Many seamounts are biodiversity hotspots, as they interact with ocean currents enhancing the biological productivity around them. In the case of the northeast Atlantic seamounts, deep ocean currents are diverted at the seamount inducing upwelling. Outcropping rocks permit the settlement of species that would not find suitable substrates on sediment covered seafloor.

Underwater video has identified a number of animals living on Coral Patch Seamount, but in general animals are rare and corals do not form large colonies. These include actinians, anemones, asteroids, barnacles, bivalves, (Note: A number of bivalve species have been first discovered on Coral Patch Seamount, including Ancistrobasis lavaleyei, Basilissopsis vanheugteni, Chrysallida intorta, Fusceulima coralensis, Fusceulima victorhensenae and Papuliscala lydiae. The gastropod Iphitus davidei was discovered on Coral Patch Seamount.) brachiopods, dendrophylliid corals, Eguchipsammia, Lophelia pertusa and Madrepora oculata corals, crinoids, echinoids, octocorals, and sponges, most of which are attached to bedrock.

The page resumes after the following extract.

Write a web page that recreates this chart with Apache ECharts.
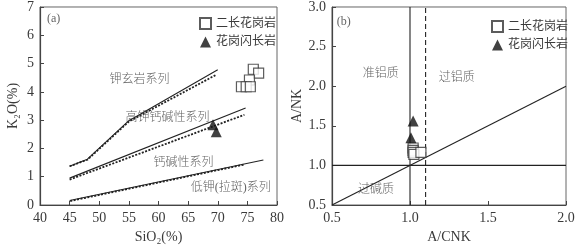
<!DOCTYPE html>
<html><head><meta charset="utf-8">
<script src="https://cdn.jsdelivr.net/npm/echarts@6/dist/echarts.min.js"></script>
<style>html,body{margin:0;padding:0;background:#fff}#c{width:579px;height:251px}</style>
</head><body><div id="c"></div>
<script>
// ---- Chart (a): SiO2 vs K2O ----
const aXTicks = [40,45,50,55,60,65,70,75,80];
const aYTicks = [0,1,2,3,4,5,6,7];
const aMonzoGranite = [[76.0,4.80],[76.9,4.66],[75.35,4.42],[74.0,4.18],[74.8,4.18],[75.5,4.18]];
const aGranodiorite = [[69.2,2.84],[69.75,2.59]];
const aShoSolid = [[45,1.37],[48,1.62],[55,2.98],[70,4.78]];
const aShoDot = [[45,1.37],[48,1.6],[55,2.95],[69.7,4.6]];
const aHkSolid = [[45,0.95],[74.7,3.43]];
const aHkDot = [[45,0.90],[74.5,3.19]];
const aLkSolid = [[45,0.16],[77.7,1.59]];
const aLkDot = [[45.1,0.14],[74.5,1.43]];
const aLabels = [[56.8,4.42,'钾玄岩系列'],[61.5,3.08,'高钾钙碱性系列'],[64.2,1.5,'钙碱性系列'],[72.2,0.62,'低钾(拉斑)系列'],[42.3,6.57,'(a)']];

// ---- Chart (b): A/CNK vs A/NK ----
const bXTicks = [0.5,1.0,1.5,2.0];
const bYTicks = [0.5,1.0,1.5,2.0,2.5,3.0];
const bMonzoGranite = [[1.02,1.22],[1.02,1.19],[1.02,1.165],[1.025,1.14],[1.07,1.165]];
const bGranodiorite = [[1.02,1.56],[1.006,1.35]];
const bVert1 = [[1.0,0.5],[1.0,3.0]];
const bVert11 = [[1.1,0.5],[1.1,3.0]];
const bHoriz = [[0.5,1.0],[2.0,1.0]];
const bDiag = [[0.5,0.5],[2.0,2.0]];
const bLabels = [[0.812,2.16,'准铝质'],[1.30,2.10,'过铝质'],[0.782,0.69,'过碱质'],[0.575,2.815,'(b)']];

const FONT = "'Liberation Serif','Noto Sans CJK SC',serif";
const TXT = '#3a3a3a';
const LINE = '#222';

function axisCommon(){
  return {
    axisLine:{show:true,onZero:false,lineStyle:{color:'#444',width:1.2}},
    axisTick:{show:true,inside:true,length:4,lineStyle:{color:'#444'}},
    splitLine:{show:false},
    axisLabel:{color:TXT,fontFamily:FONT,fontSize:14,margin:6},
    nameTextStyle:{color:TXT,fontFamily:FONT,fontSize:14}
  };
}
function lineS(data,xi,dotted){
  return {type:'line',xAxisIndex:xi,yAxisIndex:xi,data:data,symbol:'none',silent:true,
    lineStyle:{color:LINE,width:dotted?1.8:1.1,type:dotted?[2,1.5]:'solid'},z:2};
}
function labelS(arr,xi){
  return {type:'scatter',xAxisIndex:xi,yAxisIndex:xi,symbolSize:0,silent:true,
    data:arr.map(d=>({value:[d[0],d[1]],name:d[2]})),
    label:{show:true,position:'inside',formatter:p=>p.name,color:TXT,fontFamily:FONT,fontSize:12,fontWeight:300},z:5};
}
const sq = {color:'#fff',borderColor:'#333',borderWidth:1.2};
const tri = {color:'#111'};

const chart = echarts.init(document.getElementById('c'),null,{renderer:'canvas'});
chart.setOption({
  animation:false,
  grid:[
    {left:40,right:302,top:6,bottom:46,show:true,borderColor:'#666',borderWidth:1},
    {left:332,right:13,top:6,bottom:46,show:true,borderColor:'#666',borderWidth:1}
  ],
  xAxis:[
    Object.assign(axisCommon(),{type:'value',gridIndex:0,min:aXTicks[0],max:aXTicks[aXTicks.length-1],interval:5,
      name:'SiO₂(%)',nameLocation:'middle',nameGap:20}),
    Object.assign(axisCommon(),{type:'value',gridIndex:1,min:bXTicks[0],max:bXTicks[bXTicks.length-1],interval:0.5,
      name:'A/CNK',nameLocation:'middle',nameGap:25,
      axisLabel:{color:TXT,fontFamily:FONT,fontSize:14,margin:6,formatter:v=>v.toFixed(1)}})
  ],
  yAxis:[
    Object.assign(axisCommon(),{type:'value',gridIndex:0,min:aYTicks[0],max:aYTicks[aYTicks.length-1],interval:1,
      name:'K₂O(%)',nameLocation:'middle',nameGap:20}),
    Object.assign(axisCommon(),{type:'value',gridIndex:1,min:bYTicks[0],max:bYTicks[bYTicks.length-1],interval:0.5,
      name:'A/NK',nameLocation:'middle',nameGap:28,
      axisLabel:{color:TXT,fontFamily:FONT,fontSize:14,margin:6,formatter:v=>v.toFixed(1)}})
  ],
  legend:[
    {orient:'vertical',left:194,top:12,itemWidth:11,itemHeight:11,itemGap:6,
     textStyle:{color:TXT,fontFamily:FONT,fontSize:12},
     data:[{name:'二长花岗岩',icon:'rect'},{name:'花岗闪长岩',icon:'triangle'}]},
    {orient:'vertical',left:486,top:15,itemWidth:11,itemHeight:11,itemGap:6,
     textStyle:{color:TXT,fontFamily:FONT,fontSize:12},
     data:[{name:'二长花岗岩',icon:'rect'},{name:'花岗闪长岩',icon:'triangle'}]}
  ],
  series:[
    lineS(aShoSolid,0,false), lineS(aShoDot,0,true),
    lineS(aHkSolid,0,false), lineS(aHkDot,0,true),
    lineS(aLkSolid,0,false), lineS(aLkDot,0,true),
    labelS(aLabels,0),
    {type:'scatter',name:'二长花岗岩',xAxisIndex:0,yAxisIndex:0,data:aMonzoGranite,symbol:'rect',symbolSize:10,itemStyle:sq,z:6},
    {type:'scatter',name:'花岗闪长岩',xAxisIndex:0,yAxisIndex:0,data:aGranodiorite,symbol:'triangle',symbolSize:11,itemStyle:tri,z:6},
    lineS(bVert1,1,false),
    {type:'line',xAxisIndex:1,yAxisIndex:1,data:bVert11,symbol:'none',silent:true,lineStyle:{color:LINE,width:1.1,type:[5,3]}},
    lineS(bHoriz,1,false), lineS(bDiag,1,false),
    labelS(bLabels,1),
    {type:'scatter',name:'二长花岗岩',xAxisIndex:1,yAxisIndex:1,data:bMonzoGranite,symbol:'rect',symbolSize:10,itemStyle:sq,z:6},
    {type:'scatter',name:'花岗闪长岩',xAxisIndex:1,yAxisIndex:1,data:bGranodiorite,symbol:'triangle',symbolSize:11,itemStyle:tri,z:6}
  ]
});
</script></body></html>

Crinoids and hydrozoans settle on corals. Mobile animals include annelid serpulids, the crab Mediterranean geryon, the fish Atlantic wreckfish, blackbellied angler, rattails and silver roughy, gastropods and shrimps. Most animals on Coral Patch Seamount appear to be suspension feeders.

The seamount is heavily fished. Underwater observations have found numerous fishing lines and other debris from human activity on Coral Patch Seamount. Fishing may be the reason why there are few animals on the seamount; a lack of nutrients may be another reason. Rocks dredged from Coral Patch Seamount feature evidence of endolithic microorganisms, i.e., microorganisms that live within the rock. This evidence may yield cues about the identification of past life on Mars, as the basaltic rocks could be a suitable environment.